Duration depends on traffic and cycles. For prop-tech, behavior can vary by weekday/weekend. I like at least one full weekly cycle when possible. If leadership demands faster, you can shorten it, but be explicit that confidence drops.

4) Three common traps (with consequences)

(a) Shipping a feature and calling it an experiment

Consequence: you learn nothing.

If you don’t have a hypothesis, a primary metric, clean tracking, and a comparison group, you’re not experimenting. You’re just narrating.

The worst part is cultural: teams start believing experiments are performative. Then real experimentation dies.

(b) Optimising an input metric while breaking a guardrail

Consequence: you create hidden damage.

Example: your new listing layout increases search-to-contact by making the CTA louder. Great. But it also increases session drop rate because the page is slower or more confusing. You may be pushing users into contacting without understanding the property details, leading to lower-quality leads, more cancellations, and lower long-term occupancy.

Guardrails exist to stop “growth” that’s actually churn in disguise.

(c) Ending experiments too early because leadership is impatient

Consequence: you ship noise.

Early data is volatile.
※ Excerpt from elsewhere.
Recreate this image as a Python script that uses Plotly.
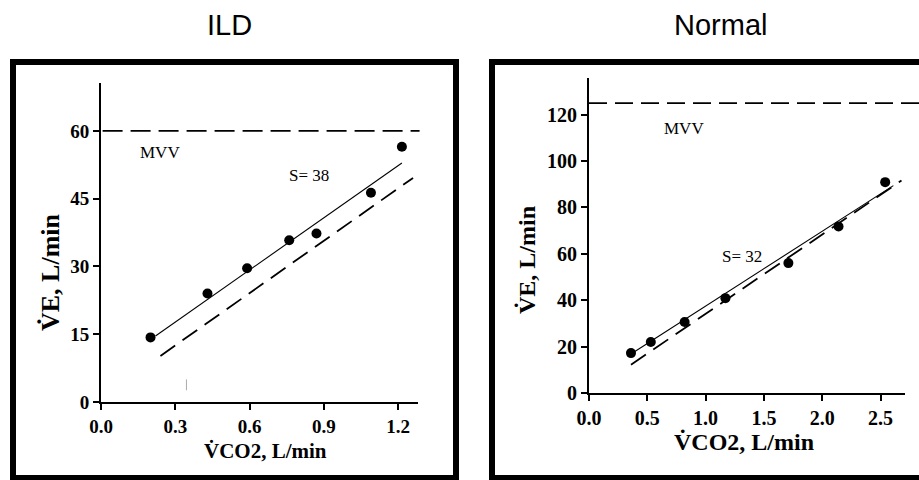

It’s especially volatile after launches because of novelty, uneven rollout, and tracking bugs.

If you stop after 24–48 hours because the chart looks good, you’re basically doing product astrology.

If someone is pushing you to end early, ask one question:

“What decision would we make differently if we ran this for one more cycle?”

If the answer is “we’d have higher confidence,” that’s the point.

5) Checklist — Before you call this an experiment, check these 6 things

Hypothesis is written (If/then/because) and has a measurable target.
One primary metric is chosen, and it maps to value (not vanity).
Guardrails are defined with explicit thresholds (what counts as ‘harm’).
Instrumentation is verified (events fire, buckets are correct, dashboards match raw counts).
MDE is set to a lift you’d actually ship for, and the test has enough traffic/time to detect it.
Ramp + duration are decided upfront, including what would trigger a rollback.